New York’s Mercury Rev specialize in exploring the possibilities inherent within a song. Their earliest records highlighted a band willing to explore noise with melody. After two albums frontman David Baker left and Jonathan Donahue took the reins. 1995’s See You On The Other Side found the band transitioning from noise-rock into something much more sublime. 1997’s Deserter’s Songs offered up a mix of hazy numbers drenched in psychedelic Americana. Internally, the band had little hopes for it. Yet when released, the album became a surprise international hit. That success allowed more leeway for their next record, and they did just that for 2001’s cinematic magnum opus All Is Dream. In a cruel twist of fate, the release date happened to be September 11th. After a little time to readjust, the album received the recognition it deserved, becoming what many feel to be the band’s finest hour.
Which brings us to 2005’s The Secret Migration, the band’s sixth album. One commends Donahue and longtime partner Grasshopper for wanting each listening experience to differ from what came before it. Deserter’s offers a beaten-down band wandering towards something grander. All Is Dream presents the listener with an orchestral smorgasbord of technicolor delights. The Secret Migration pairs that back and offers up a baker’s dozen songs performed by a smaller band. It isn’t Deserter’s, and it isn’t All Is Dream. From the opening rush of “Secret For A Song,” it’s clear that they’ve traded in immersive musical arrangements, allowing the lyrical content to be the focus of the song. A bold move, but a wise one. Mercury Rev retained its trademark sound whilst exploring new sonic territory.
Listening to the demos and snippets offered on disc three of this five-disc set, a “less-is-more” approach appeared from the get-go. Even in demo form—by nature stripped down and minimal—songs like “Vermillion’ and “Down Poured The Heavens” didn’t change all that much. The only major difference from creation to completion is the excising of the roots-rock feel.

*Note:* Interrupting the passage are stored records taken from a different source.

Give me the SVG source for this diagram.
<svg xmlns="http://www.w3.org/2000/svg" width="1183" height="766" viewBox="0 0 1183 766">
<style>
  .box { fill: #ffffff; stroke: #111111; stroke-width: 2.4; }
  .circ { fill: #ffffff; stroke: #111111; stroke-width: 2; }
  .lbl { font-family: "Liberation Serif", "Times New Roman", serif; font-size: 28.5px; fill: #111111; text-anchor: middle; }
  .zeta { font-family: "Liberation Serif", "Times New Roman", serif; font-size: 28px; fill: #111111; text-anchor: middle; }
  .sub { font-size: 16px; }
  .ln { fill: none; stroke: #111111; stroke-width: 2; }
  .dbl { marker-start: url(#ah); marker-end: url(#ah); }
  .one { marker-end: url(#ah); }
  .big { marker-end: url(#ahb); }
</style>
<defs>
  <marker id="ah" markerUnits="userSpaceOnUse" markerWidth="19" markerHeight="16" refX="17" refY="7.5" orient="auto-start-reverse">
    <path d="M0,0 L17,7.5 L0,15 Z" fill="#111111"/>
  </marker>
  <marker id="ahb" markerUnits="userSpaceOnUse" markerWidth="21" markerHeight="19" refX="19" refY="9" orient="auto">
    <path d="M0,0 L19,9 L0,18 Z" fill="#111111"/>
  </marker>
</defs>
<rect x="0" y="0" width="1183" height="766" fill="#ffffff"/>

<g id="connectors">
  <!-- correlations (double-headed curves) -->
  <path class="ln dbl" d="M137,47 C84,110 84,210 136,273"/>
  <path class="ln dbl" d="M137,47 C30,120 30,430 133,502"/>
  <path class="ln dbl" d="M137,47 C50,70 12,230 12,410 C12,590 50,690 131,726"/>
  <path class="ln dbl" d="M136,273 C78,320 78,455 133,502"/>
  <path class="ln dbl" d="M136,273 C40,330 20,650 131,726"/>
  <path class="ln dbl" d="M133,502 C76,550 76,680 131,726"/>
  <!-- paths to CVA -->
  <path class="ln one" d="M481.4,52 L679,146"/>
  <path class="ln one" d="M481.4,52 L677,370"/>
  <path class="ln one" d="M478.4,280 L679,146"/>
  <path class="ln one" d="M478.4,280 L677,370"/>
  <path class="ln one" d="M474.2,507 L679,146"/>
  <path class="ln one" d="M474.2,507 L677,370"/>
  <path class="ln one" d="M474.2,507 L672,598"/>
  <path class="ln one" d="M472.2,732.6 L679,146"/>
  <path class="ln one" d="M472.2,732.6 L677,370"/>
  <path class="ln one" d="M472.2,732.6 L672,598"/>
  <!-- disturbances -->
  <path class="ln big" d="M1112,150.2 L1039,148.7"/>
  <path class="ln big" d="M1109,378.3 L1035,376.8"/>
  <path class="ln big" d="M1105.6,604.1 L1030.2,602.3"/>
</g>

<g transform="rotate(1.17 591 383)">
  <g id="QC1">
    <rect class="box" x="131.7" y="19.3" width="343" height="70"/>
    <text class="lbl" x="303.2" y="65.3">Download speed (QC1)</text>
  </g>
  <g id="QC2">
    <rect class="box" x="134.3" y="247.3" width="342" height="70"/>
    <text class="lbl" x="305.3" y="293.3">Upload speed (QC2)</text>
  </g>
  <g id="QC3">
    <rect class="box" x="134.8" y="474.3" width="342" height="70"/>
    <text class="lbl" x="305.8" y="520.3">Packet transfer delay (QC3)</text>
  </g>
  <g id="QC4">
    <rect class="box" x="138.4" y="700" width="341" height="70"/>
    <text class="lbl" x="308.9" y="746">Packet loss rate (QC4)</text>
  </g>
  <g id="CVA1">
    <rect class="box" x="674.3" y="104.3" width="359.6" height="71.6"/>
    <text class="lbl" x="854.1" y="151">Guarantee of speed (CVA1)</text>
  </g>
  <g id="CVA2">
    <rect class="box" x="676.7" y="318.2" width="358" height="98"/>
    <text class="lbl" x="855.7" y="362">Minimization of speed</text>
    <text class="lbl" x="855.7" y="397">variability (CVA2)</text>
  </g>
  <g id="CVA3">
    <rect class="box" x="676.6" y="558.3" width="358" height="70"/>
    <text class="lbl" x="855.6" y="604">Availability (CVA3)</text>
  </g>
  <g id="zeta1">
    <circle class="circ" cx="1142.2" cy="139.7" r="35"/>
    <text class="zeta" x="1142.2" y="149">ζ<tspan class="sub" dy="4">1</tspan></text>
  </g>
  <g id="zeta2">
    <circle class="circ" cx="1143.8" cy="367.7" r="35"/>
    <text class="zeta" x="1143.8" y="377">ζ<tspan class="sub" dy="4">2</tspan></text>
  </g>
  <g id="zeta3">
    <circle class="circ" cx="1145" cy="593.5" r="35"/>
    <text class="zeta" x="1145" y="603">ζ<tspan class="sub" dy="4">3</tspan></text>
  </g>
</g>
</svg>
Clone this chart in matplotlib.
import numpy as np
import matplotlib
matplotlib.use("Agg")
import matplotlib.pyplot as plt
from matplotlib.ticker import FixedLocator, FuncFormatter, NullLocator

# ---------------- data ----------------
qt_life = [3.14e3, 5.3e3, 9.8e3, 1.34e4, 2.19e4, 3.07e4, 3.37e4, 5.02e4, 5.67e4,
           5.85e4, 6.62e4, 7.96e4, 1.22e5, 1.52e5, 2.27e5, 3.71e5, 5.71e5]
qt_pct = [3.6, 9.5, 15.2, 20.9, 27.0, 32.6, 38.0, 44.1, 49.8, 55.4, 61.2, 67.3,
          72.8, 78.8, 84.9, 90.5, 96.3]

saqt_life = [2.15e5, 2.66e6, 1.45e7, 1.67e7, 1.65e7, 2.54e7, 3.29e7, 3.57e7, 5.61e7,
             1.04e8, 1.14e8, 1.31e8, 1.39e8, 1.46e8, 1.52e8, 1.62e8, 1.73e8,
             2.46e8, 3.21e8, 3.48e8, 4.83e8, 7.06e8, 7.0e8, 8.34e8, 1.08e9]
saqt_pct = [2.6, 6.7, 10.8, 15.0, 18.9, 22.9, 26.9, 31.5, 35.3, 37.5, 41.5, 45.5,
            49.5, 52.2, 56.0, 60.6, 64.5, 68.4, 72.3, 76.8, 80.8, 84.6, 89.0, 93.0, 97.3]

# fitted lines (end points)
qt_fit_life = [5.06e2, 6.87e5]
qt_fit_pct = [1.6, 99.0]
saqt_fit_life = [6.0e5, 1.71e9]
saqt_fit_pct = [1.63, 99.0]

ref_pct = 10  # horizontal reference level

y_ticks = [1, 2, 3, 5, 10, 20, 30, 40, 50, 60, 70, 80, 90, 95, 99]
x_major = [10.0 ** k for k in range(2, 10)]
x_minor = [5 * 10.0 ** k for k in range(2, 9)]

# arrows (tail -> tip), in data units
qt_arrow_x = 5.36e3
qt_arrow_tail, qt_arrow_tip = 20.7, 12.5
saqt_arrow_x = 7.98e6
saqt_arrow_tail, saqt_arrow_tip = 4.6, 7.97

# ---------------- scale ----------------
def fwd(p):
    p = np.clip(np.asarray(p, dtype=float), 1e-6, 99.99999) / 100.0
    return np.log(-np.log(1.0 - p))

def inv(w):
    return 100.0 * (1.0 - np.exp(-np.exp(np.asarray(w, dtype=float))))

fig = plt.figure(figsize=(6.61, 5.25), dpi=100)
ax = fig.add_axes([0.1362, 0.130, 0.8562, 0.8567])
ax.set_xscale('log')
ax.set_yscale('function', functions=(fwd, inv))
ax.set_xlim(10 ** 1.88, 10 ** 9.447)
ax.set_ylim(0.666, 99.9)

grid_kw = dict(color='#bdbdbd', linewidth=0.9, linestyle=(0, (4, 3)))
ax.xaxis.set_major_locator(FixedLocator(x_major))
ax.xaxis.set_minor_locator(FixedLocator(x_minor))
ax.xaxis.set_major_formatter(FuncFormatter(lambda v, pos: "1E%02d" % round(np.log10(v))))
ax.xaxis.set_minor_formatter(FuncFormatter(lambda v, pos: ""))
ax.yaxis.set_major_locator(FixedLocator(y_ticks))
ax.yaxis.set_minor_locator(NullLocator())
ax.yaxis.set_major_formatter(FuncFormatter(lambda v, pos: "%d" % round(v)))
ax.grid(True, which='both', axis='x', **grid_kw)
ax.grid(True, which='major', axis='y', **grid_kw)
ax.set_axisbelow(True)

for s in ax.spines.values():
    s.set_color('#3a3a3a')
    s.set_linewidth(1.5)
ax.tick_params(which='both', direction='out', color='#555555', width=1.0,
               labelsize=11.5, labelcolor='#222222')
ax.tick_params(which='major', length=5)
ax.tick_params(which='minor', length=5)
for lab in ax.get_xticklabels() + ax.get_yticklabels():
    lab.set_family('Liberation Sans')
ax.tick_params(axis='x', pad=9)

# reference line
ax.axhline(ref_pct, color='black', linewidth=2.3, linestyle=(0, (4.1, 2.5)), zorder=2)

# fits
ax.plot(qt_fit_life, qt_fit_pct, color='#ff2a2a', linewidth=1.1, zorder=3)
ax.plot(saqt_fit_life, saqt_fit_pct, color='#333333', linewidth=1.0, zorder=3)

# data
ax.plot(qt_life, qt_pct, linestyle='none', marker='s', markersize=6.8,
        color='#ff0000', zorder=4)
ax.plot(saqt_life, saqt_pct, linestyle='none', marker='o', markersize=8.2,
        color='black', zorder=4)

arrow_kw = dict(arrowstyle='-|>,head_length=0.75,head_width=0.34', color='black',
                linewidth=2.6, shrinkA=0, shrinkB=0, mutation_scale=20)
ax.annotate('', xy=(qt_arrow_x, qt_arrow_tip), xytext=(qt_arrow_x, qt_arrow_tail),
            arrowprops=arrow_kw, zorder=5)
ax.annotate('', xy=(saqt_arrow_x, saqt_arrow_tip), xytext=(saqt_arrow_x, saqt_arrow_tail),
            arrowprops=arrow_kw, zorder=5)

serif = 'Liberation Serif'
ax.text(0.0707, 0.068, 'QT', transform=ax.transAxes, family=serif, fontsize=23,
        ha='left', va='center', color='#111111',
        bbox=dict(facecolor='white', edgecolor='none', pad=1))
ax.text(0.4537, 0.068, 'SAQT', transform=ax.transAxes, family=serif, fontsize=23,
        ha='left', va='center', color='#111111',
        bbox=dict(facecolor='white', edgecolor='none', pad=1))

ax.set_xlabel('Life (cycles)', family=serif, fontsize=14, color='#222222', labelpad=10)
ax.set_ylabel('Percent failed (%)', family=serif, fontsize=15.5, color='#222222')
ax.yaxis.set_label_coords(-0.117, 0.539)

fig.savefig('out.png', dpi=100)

With a little Neil Young here, a little John Fahey there, although these recordings might be more suited for the hardcore Mercury Rev fan, but this disc stands as a fine glimpse into the birth of The Secret Migration.
Though The Secret Migration may have suffered from lackluster reviews and commercial indifference, that doesn’t diminish its quality. This time, the piano takes the forefront this time around, thanks to the increased role of Jeff Mercel. The first six songs stand as some of the band’s finest material, both before and after; all have become setlist standards, and rightly so. Listening to “Across Yer Ocean” and “In A Funny Way,” the songs still retain the same exciting shine as they did fifteen years ago, while the second half of the album offers seven beautiful, shorter numbers. (I will forever have a soft spot for album closer “Down Poured The Heavens,” as I chose it for my soulmate’s funeral service.) Ultimately. The Secret Migration isn’t really that radically different. If anything, it feels like the natural progression of the path forged by its three predecessors.
Much like the All Is Dream deluxe reissue, this edition of The Secret Migration offers a trove of goodies. Alongside the demos disc, the set includes one disc of b-sides and outtakes. On offer are fine covers of tunes by Bobby Charles, Nico, Paul Williams, and two Paul Westerberg numbers—one by The Replacements, and one solo. The five outtakes simply sparkle; one wonders why “Look At Brutus With His Knife” and “The Alchemy Of Lovers” were allowed to gather dust in the vault. The fourth disc offers up the album in live form. Surprisingly, The Secret Migration‘s songs transitioned nicely from studio to stage. one wonders if that transition motviated the reason for the less complex arrangements.
But if you miss the grand orchestral sounds of All Is Dream, then the fifth disc, Hello Blackbird, will whet your whistle; it’s the all-instrumental score to Robinson Savary’s film Bye Bye Blackbird. Consisting of shorter incidental pieces and longer, more fleshed out numbers, Hello Blackbird offered a cohesive, immersive listening experience. Furthermore, it also brought to light Mercury Rev’s less-documented live soundtrack work. Although low-key, Hello Blackbird proved a nice accompaniment for those disappointed with The Secret Migration.
So what happened? Why, for all of the album’s high quality material, did the album come and go without much notice?
Unfortunately, The Secret Migration’s fate lies not with Mercury Rev as a band, the stripped-down production, or the songs themselves. No, what doomed it was timing. By this point, piano-laden melancholia overwhelmed modern rock. Thanks to the popularity of bands like Coldplay, Travis, The Fray, and Keane, suddenly Mercury Rev found themselves with rivals. Worse than that, for those not aware of the band, one might mistake them for trend-chasers. Unfairly, The Secret Migration should have been recognized for its merits and not dismissed as Coldplay-like. Yes, upon release, no one can control the reception or perception.
When Donahue speaks of The Secret Migration, one hears a tinge of sorrow. That’s unfortunate, because the album deserved better. Mercury Rev at their most sublime. This new box set only proves the point, and offers the Mercury Rev fan a cache of fantastic music. Hopefully, this set will give the world another chance to hear one of Mercury Rev’s finest hours.